Again, we must wait to see the final parameters and optimized implementations. It seems likely they'll pick
n=144 and k=5, which means they need to find collisions on 16 bits at a time. That is just a lookup in a 64K entry table;
I don't expect to see any real sorting there. It's less clear how the actual items are represented, and if they are moved
themselves, or by pointer.
I believe you have the constants wrong. n=144, k=5 means that they're finding collisions
on n/(k+1) = n/6 = 24 bits at a time, repeated 4 times, and then finding final collisions
on the remaining 144-(4*24) = 48 bits, each time from a set of approximately 2^25
candidate hashes.
You're right; I somehow managed to mess up a trivial calculation. Thanks for the correction.
It's quite intriguing algorithmically. I think the original paper might be a little too glib about the constants, though.
Which constants are you referring to?
Btw, nice to see you back after a 10 month hiatus...

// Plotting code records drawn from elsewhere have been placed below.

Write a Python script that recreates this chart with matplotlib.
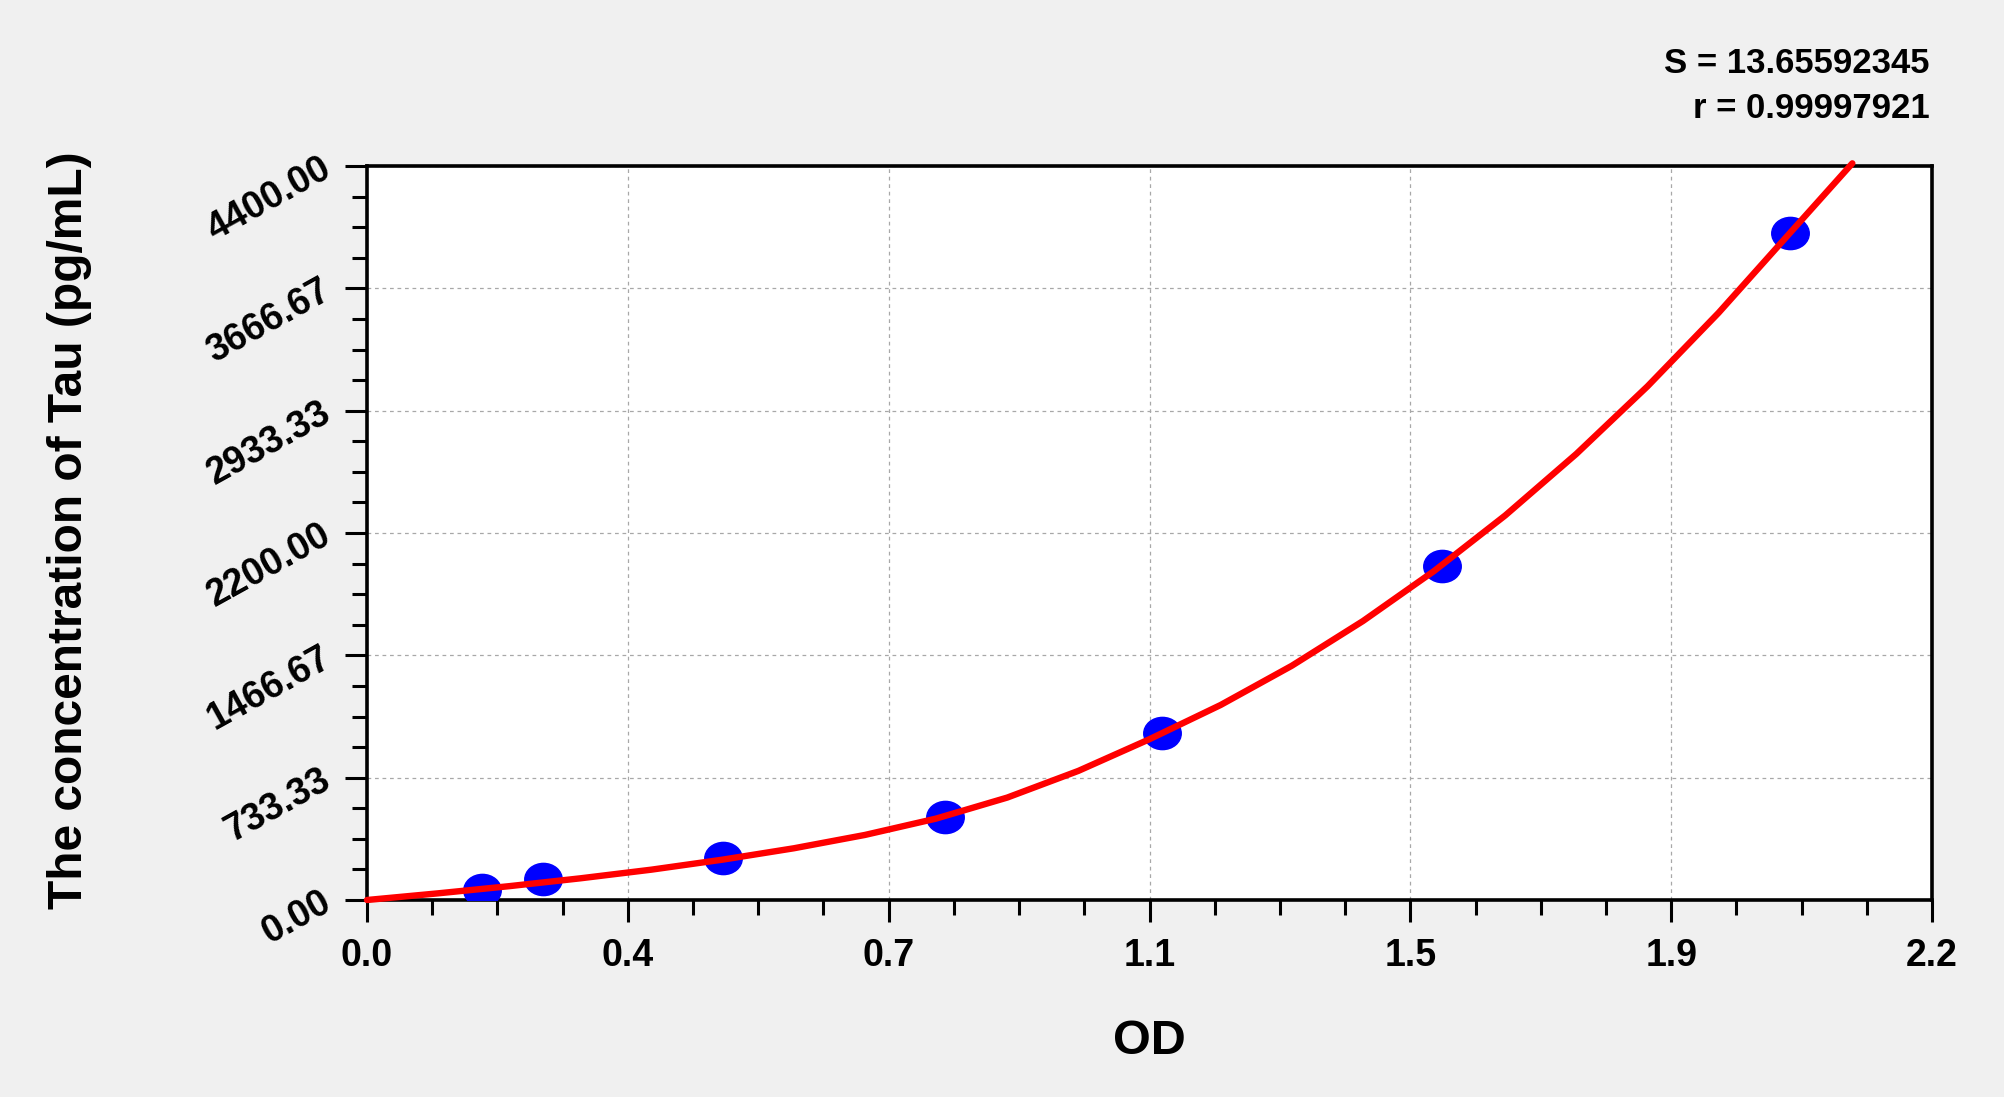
import matplotlib
matplotlib.use("Agg")
import matplotlib.pyplot as plt
from matplotlib.path import Path
from matplotlib.transforms import Affine2D
from matplotlib.ticker import AutoMinorLocator, FixedLocator

plt.rcParams['font.family'] = ['Liberation Sans', 'DejaVu Sans']
plt.rcParams['font.weight'] = 'bold'

# Standard points (OD, concentration pg/mL)
std_od = [0.162, 0.247, 0.500, 0.812, 1.118, 1.511, 2.000]
std_conc = [62.5, 125, 250, 500, 1000, 2000, 4000]

# Fitted curve
curve_od = [0.0, 0.1, 0.2, 0.3, 0.4, 0.5, 0.6, 0.7, 0.8, 0.9, 1.0,
            1.1, 1.2, 1.3, 1.4, 1.5, 1.6, 1.7, 1.8, 1.9, 2.0, 2.088]
curve_conc = [0, 40, 83, 130, 182, 242, 310, 390, 488, 614, 774,
              964, 1169, 1404, 1672, 1972, 2305, 2674, 3079, 3520, 3997, 4416]

x_tick_vals = [0.0, 2.2 / 6, 4.4 / 6, 1.1, 8.8 / 6, 11.0 / 6, 2.2]
x_tick_labels = ['0.0', '0.4', '0.7', '1.1', '1.5', '1.9', '2.2']
y_tick_vals = [0, 4400 / 6, 8800 / 6, 2200, 17600 / 6, 22000 / 6, 4400]
y_tick_labels = ['0.00', '733.33', '1466.67', '2200.00', '2933.33', '3666.67', '4400.00']

stat_lines = ['S = 13.65592345', 'r = 0.99997921']
x_title = 'OD'
y_title = 'The concentration of Tau (pg/mL)'

W, H = 2004, 1097
fig = plt.figure(figsize=(W / 100, H / 100), dpi=100, facecolor='#F0F0F0')
ax = fig.add_axes([367 / W, 1 - 900 / H, (1932 - 367) / W, (900 - 166) / H])
ax.set_facecolor('white')

ax.set_xlim(0, 2.2)
ax.set_ylim(0, 4400)

ax.xaxis.set_major_locator(FixedLocator(x_tick_vals))
ax.set_xticklabels(x_tick_labels)
ax.yaxis.set_major_locator(FixedLocator(y_tick_vals))
ax.set_yticklabels(y_tick_labels)
ax.xaxis.set_minor_locator(AutoMinorLocator(4))
ax.yaxis.set_minor_locator(AutoMinorLocator(4))

ax.tick_params(axis='both', which='major', direction='out', length=16, width=2.2,
               labelsize=27, color='black')
ax.tick_params(axis='both', which='minor', direction='out', length=10.5, width=2.2,
               color='black')
ax.tick_params(axis='x', which='major', pad=11)
ax.tick_params(axis='y', which='major', pad=12)

for lab in ax.get_yticklabels():
    lab.set_rotation(29)
    lab.set_rotation_mode('anchor')
    lab.set_ha('right')
    lab.set_va('center')
    lab.set_fontweight('bold')
for lab in ax.get_xticklabels():
    lab.set_fontweight('bold')

for sp in ax.spines.values():
    sp.set_linewidth(2.6)
    sp.set_color('black')

ax.grid(True, which='major', color='#A8A8A8', linestyle=(0, (3, 3)), linewidth=0.9)
ax.set_axisbelow(True)

ellipse = Path.unit_circle().transformed(Affine2D().scale(1.0, 0.86))
ax.plot(std_od, std_conc, linestyle='none', marker=ellipse, markersize=27,
        markerfacecolor='#0000FF', markeredgecolor='#0000FF', zorder=3)
ax.plot(curve_od, curve_conc, color='#FF0000', linewidth=4.6, zorder=4,
        clip_on=False, solid_capstyle='round', solid_joinstyle='round')

fig.text(1930 / W, 1 - 73 / H, stat_lines[0], ha='right', va='baseline',
         fontsize=25, fontweight='bold')
fig.text(1930 / W, 1 - 118 / H, stat_lines[1], ha='right', va='baseline',
         fontsize=25, fontweight='bold')

fig.text(1149 / W, 1 - 1042 / H, x_title, ha='center', va='center',
         fontsize=35, fontweight='bold')
fig.text(70 / W, 1 - 530 / H, y_title, ha='center', va='center', rotation=90,
         fontsize=34.5, fontweight='bold')

fig.savefig('out.png', dpi=100, facecolor=fig.get_facecolor())
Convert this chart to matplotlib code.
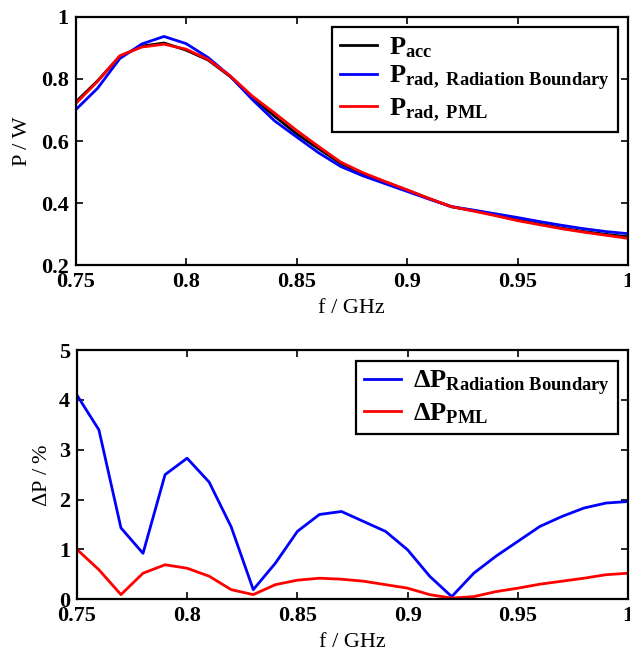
import numpy as np
import matplotlib
matplotlib.use('Agg')
import matplotlib.pyplot as plt

plt.rcParams['font.family'] = ['Liberation Serif', 'DejaVu Serif']
plt.rcParams['font.weight'] = 'bold'
plt.rcParams['mathtext.fontset'] = 'custom'
plt.rcParams['mathtext.rm'] = 'Liberation Serif:bold'
plt.rcParams['mathtext.it'] = 'Liberation Serif:bold'
plt.rcParams['mathtext.bf'] = 'Liberation Serif:bold'

# frequency sweep, GHz
freq = [0.75, 0.76, 0.77, 0.78, 0.79, 0.80, 0.81, 0.82, 0.83, 0.84, 0.85, 0.86, 0.87,
        0.88, 0.89, 0.90, 0.91, 0.92, 0.93, 0.94, 0.95, 0.96, 0.97, 0.98, 0.99, 1.00]

# power in W
p_acc = [0.725, 0.794, 0.872, 0.905, 0.915, 0.892, 0.860, 0.807, 0.740, 0.680, 0.623, 0.575, 0.528,
         0.495, 0.468, 0.442, 0.415, 0.389, 0.376, 0.362, 0.346, 0.333, 0.320, 0.309, 0.300, 0.292]
p_rad_rb = [0.700, 0.770, 0.865, 0.912, 0.936, 0.913, 0.868, 0.808, 0.733, 0.665, 0.613, 0.562, 0.518,
            0.488, 0.463, 0.438, 0.413, 0.389, 0.378, 0.366, 0.354, 0.341, 0.329, 0.318, 0.309, 0.302]
p_rad_pml = [0.720, 0.792, 0.874, 0.902, 0.911, 0.895, 0.862, 0.809, 0.744, 0.690, 0.634, 0.582, 0.532,
             0.498, 0.470, 0.443, 0.415, 0.389, 0.375, 0.360, 0.344, 0.331, 0.318, 0.307, 0.297, 0.287]

# relative deviation in %
dp_rb = [4.10, 3.40, 1.43, 0.92, 2.50, 2.83, 2.35, 1.45, 0.19, 0.72, 1.36, 1.70, 1.76,
         1.56, 1.36, 0.99, 0.46, 0.05, 0.52, 0.86, 1.16, 1.46, 1.66, 1.83, 1.93, 1.96]
dp_pml = [1.00, 0.59, 0.09, 0.52, 0.69, 0.62, 0.46, 0.19, 0.09, 0.29, 0.38, 0.42, 0.40,
          0.36, 0.29, 0.22, 0.09, 0.02, 0.05, 0.15, 0.22, 0.30, 0.36, 0.42, 0.49, 0.52]

xticks = [0.75, 0.8, 0.85, 0.9, 0.95, 1]
xticklabels = ['0.75', '0.8', '0.85', '0.9', '0.95', '1']

fig = plt.figure(figsize=(6.3, 6.62), dpi=100)
ax1 = fig.add_axes([0.120, 0.599, 0.877, 0.376])
ax2 = fig.add_axes([0.122, 0.095, 0.875, 0.376])

fs = 16
lw = 2.0

ax1.plot(freq, p_acc, color='black', lw=lw, label=r'$\mathregular{P_{acc}}$')
ax1.plot(freq, p_rad_rb, color='blue', lw=lw, label=r'$\mathregular{P_{rad,\ Radiation\ Boundary}}$')
ax1.plot(freq, p_rad_pml, color='red', lw=lw, label=r'$\mathregular{P_{rad,\ PML}}$')
ax1.set_ylim(0.2, 1.0)
ax1.set_yticks([0.2, 0.4, 0.6, 0.8, 1.0])
ax1.set_yticklabels(['0.2', '0.4', '0.6', '0.8', '1'])
ax1.set_ylabel('P / W', fontsize=fs, labelpad=6)

ax2.plot(freq, dp_rb, color='blue', lw=lw, label=r'$\mathregular{\Delta P_{Radiation\ Boundary}}$')
ax2.plot(freq, dp_pml, color='red', lw=lw, label=r'$\mathregular{\Delta P_{PML}}$')
ax2.set_ylim(0, 5)
ax2.set_yticks([0, 1, 2, 3, 4, 5])
ax2.set_ylabel(r'$\mathregular{\Delta P}$ / %', fontsize=fs, labelpad=5)

for ax in (ax1, ax2):
    ax.set_xlim(0.75, 1.0)
    ax.set_xticks(xticks)
    ax.set_xticklabels(xticklabels)
    ax.set_xlabel('f / GHz', fontsize=fs, labelpad=5)
    ax.tick_params(direction='in', top=True, right=True, labelsize=fs, length=5, width=1.2, pad=5)
    for s in ax.spines.values():
        s.set_linewidth(1.6)
    leg = ax.legend(loc='upper right', prop={'size': 19, 'weight': 'bold'}, handlelength=1.4,
                    handletextpad=0.45, borderaxespad=0.4, borderpad=0.3,
                    fancybox=False, edgecolor='black', framealpha=1, labelspacing=0.15)
    leg.get_frame().set_linewidth(1.6)

fig.savefig('out.png', dpi=100)
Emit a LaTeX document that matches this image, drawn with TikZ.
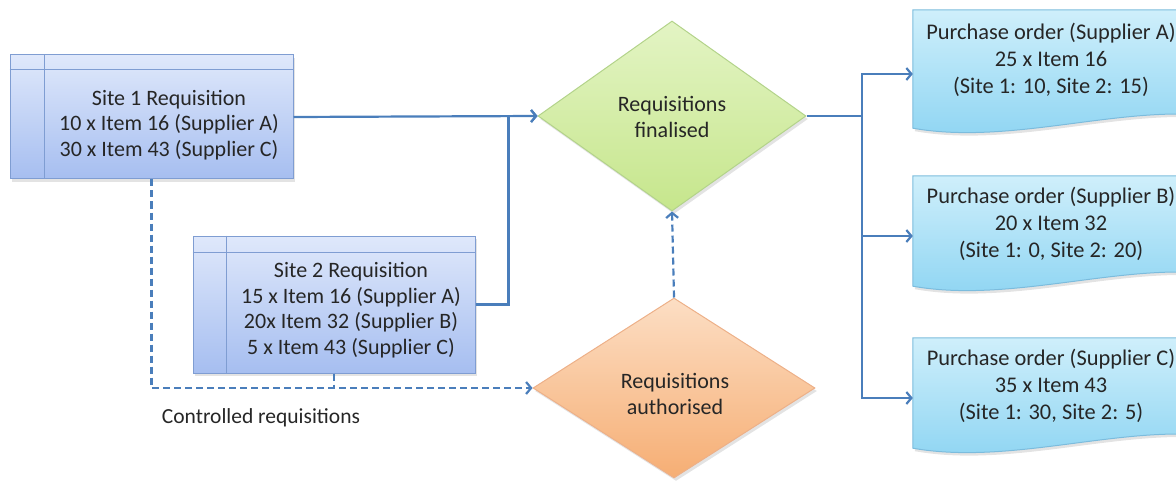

Thanks! I'm not really back - still enjoying the heck out of my sabbatical, but I got curious about this
one this weekend.
The constants: I think they're thinking about the design a bit wrong and should be able to get the
peak tuple length down to 150 bits, or about 600MB, plus perhaps another ~50MB of ancillary
data structures, without incurring more than a constant number of additional hash calculations.
But I could be wrong - I'm just handwaving in my head about how I'd solve it and haven't
tried writing it down carefully. That wouldn't substantially change their view of their memory
use.
I think they slightly overcount (again, small things - maybe 20%) the number of rows that
need to be sorted in main memory, because they're ignoring some of the things that can
hit in L3 cache. As above, though, it's a minor difference.
As others already noted, their analysis ignores HBM / stacked DRAM, which, unlike last year,
is now distinctly real (though still expensive).
None of that is particularly important from an algorithmic standpoint.